Barriers to wholesale | A decade ago, supermarkets were not interested in stocking local food but times are changing
GLENBURNIE, Ont. — The land Allison and Greg Shannon farm north of Kingston was first recorded as farmland in 1867, the year local MP John A. Macdonald was cobbling together Canada.
In those days, it would have been in the country. These days, it is part of Kingston.
And in their own way, the Shannons are playing a small role in a new pan-Canadian vision — the local food movement.
They started in 2002 on a small plot of land owned by Greg’s father with a vision of a hydroponic greenhouse to serve local consumers.
“Our idea was to grow local food and market it locally, promoting pesticide-free and nutrition,” says Allison. “It was a very simple concept. Now I think the local food issue has become much more complicated than it needs to be.”
Their Sun Harvest Greenhouses changed its focus as it tapped into growing local food demand and faced resistance from major grocery store chains against stocking local food on their shelves when they can get it from their warehouses where supply and consistency are guaranteed.
“At first the focus of the business was to be wholesale,” says Greg. “But the market quickly told us to go retail if we wanted to make it.”
The result has been an evolution over the past decade from a greenhouse on one-third of an acre of land to a larger greenhouse, a retail store and 23 acres of outdoor crops that include a U-pick but also harvesting for sales from their store and into the city.
“We really got into the retail side by default as we saw where the market was,” he said. “Now we have a market garden store and a significant retail side.”
The farm also delivers fresh tomatoes, lettuce, cucumbers and berries to local restaurants and some independent stores willing to work with local suppliers. It also grows potatoes, sweet corn, beans and garlic.
“The customer really wants local produce, to know where it came from, to know it is healthy and nutritious but I guess we didn’t realize at the time the barriers that could arise in getting store shelf space,” said Allison.

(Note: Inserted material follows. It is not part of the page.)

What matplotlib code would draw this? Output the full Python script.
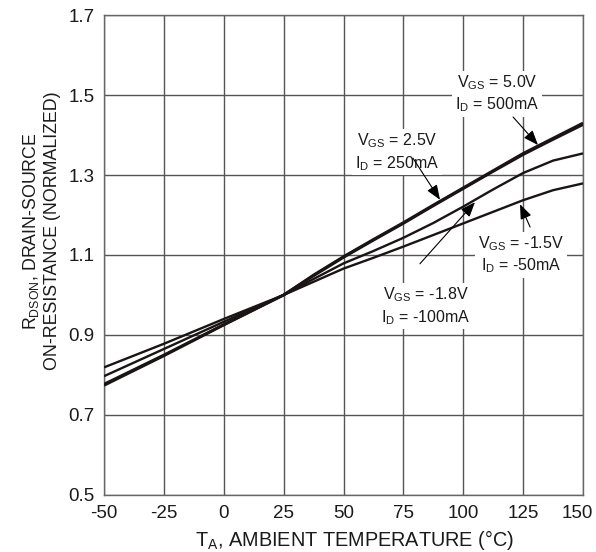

They would not reveal financial details of the operation, but Sun Harvest is considered a success story in Ontario’s booming local food movement, a market that Ontario Federation of Agriculture president Mark Wales says is a multi-billion dollar industry.
Kingston, a picturesque and historic city perched on the shores of Lake Ontario between Toronto and Ottawa, has many high-end restaurants and the local food movement is strong. Many restaurants buy local produce and print the name of the supplier farm on the menu.
Chez Piggy, founded by Zal Yanovsky, a member of the 1960s rock group The Lovin’ Spoonful, is an example. With a partner, he turned an abandoned limestone stable into a restaurant that draws busloads of foodie tourists from Canada and the United States.
Greg said Kingston “is one of the most sustainable cities in the country” with a strong local food ethos.
But the past decade has been a journey for the young couple, who are both 45, met in agricultural studies at the University of Guelph and decided they wanted to become farmers.
“When we started, local food wasn’t on the radar screen but it has evolved,” he said.
“Local food was a given for our grandparents but our generation was raised in the box store era. I think the younger generation now is rediscovering the benefits and attraction of local.”
Larger grocery chains have seen the same development.
“Now the multinationals are on the bandwagon and offering sections of ‘local’ but is it really local?,” asked Allison. She said the lack of definition of local has confused the issue.
“Local doesn’t seem all that complicated. It is seen as a complex issue but it doesn’t have to be.”
Despite the summer success, there is a down season. Cash flow at Sun Harvest dries up in the winter.
“April 1 is the happiest day of the year,” she said. “It’s the day we open and the day we finally have cash flow again.”